Gerente interrompe agressões

Marlow afirma que o sócio tentou pular o balcão, mas foi impedido pelo gerente do espaço. “Nesse momento, todo mundo veio me acalmar, falando para eu ficar tranquilo. A todo momento, os amigos dele tentaram me intimidar”, lembra.

No boletim de ocorrência, a PM diz que o suspeito negou ter proferido as ofensas ao atendente, mas confirmou ter quebrado a garrafa ao se irritar com a “má prestação” do serviço.

O homem deu entrada no Presídio de Matias Barbosa na manhã de 30 de janeiro, mas, no mesmo dia, ganhou a liberdade por meio de alvará de soltura expedido pela Justiça, confirmou ao Estado de Minas a Secretaria de Estado de Justiça e Segurança Pública (Sejusp). Com isso, o juiz fixou algumas medidas cautelares — entre elas a proibição do suspeito de ficar a menos de 100 metros da vítima.

Sensação de medo

Marlow conta que já enfrentou outros episódios de homofobia, mas o último foi o que mais o deixou abalado. “Eu tive uma consulta com um psiquiatra, que decidiu me afastar do serviço por 14 dias para que eu possa assimilar tudo. Mesmo havendo uma ordem de restrição, tenho receio de ele me procurar ou alguém ‘comprar’ a briga por ele. Por outro lado, acho importante denunciar e falar sobre esse tipo de crime. Por isso, aceitei dar entrevista. Não deve haver mais espaço para comportamentos homofóbicos na sociedade.

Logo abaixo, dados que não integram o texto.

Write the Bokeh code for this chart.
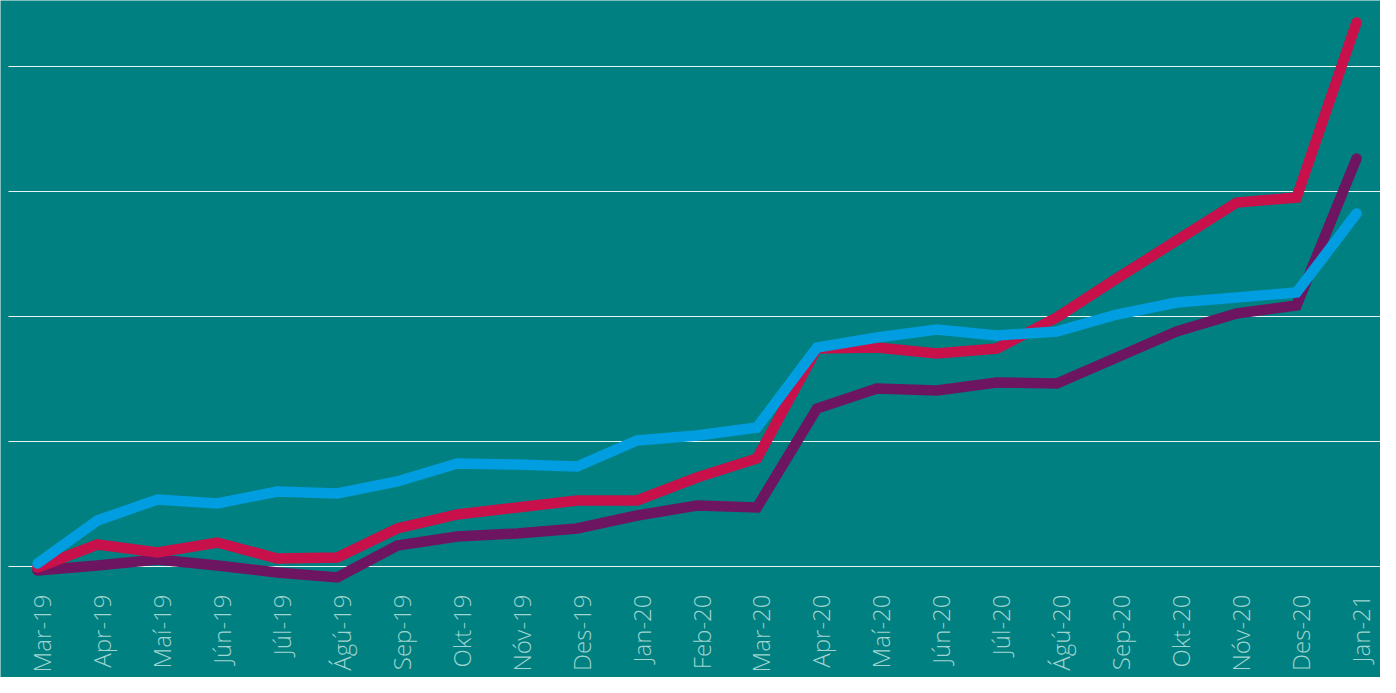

O que está me trazendo um pouco de paz no momento é pensar que estou tendo um ato de coragem”, avalia.

Sócio pode ser expulso do clube

Também em conversa com a reportagem, o diretor jurídico do clube, Lucas Dutra, explica que a comissão de disciplina do espaço votou pela suspensão do sócio pelo período de 90 dias. “Além de determinarmos que ele fique impedido de frequentar o clube nesse período, instauramos um procedimento administrativo no qual ouviremos todas as partes. Por fim, vamos decidir se ele será expulso ou se aplicaremos outro tipo de penalidade”, relata.

O que diz a lei?

Em 21 de agosto, o Supremo Tribunal Federal (STF) determinou que atos de homofobia e transfobia poderiam ser punidos como injúria racial. Em 2019, o STF já havia equiparado esses dois crimes com o de racismo, o que permitiu punir ofensas discriminatórias contra um grupo ou coletividade. Ao equiparar com a injúria racial, o Supremo estabeleceu que ofensas individuais também sejam punidas.

Cabe lembrar que, desde janeiro de 2023, a injúria racial é equiparada ao racismo. Ambos os crimes são imprescritíveis e inafiançáveis. A pena varia de dois a cinco anos de prisão.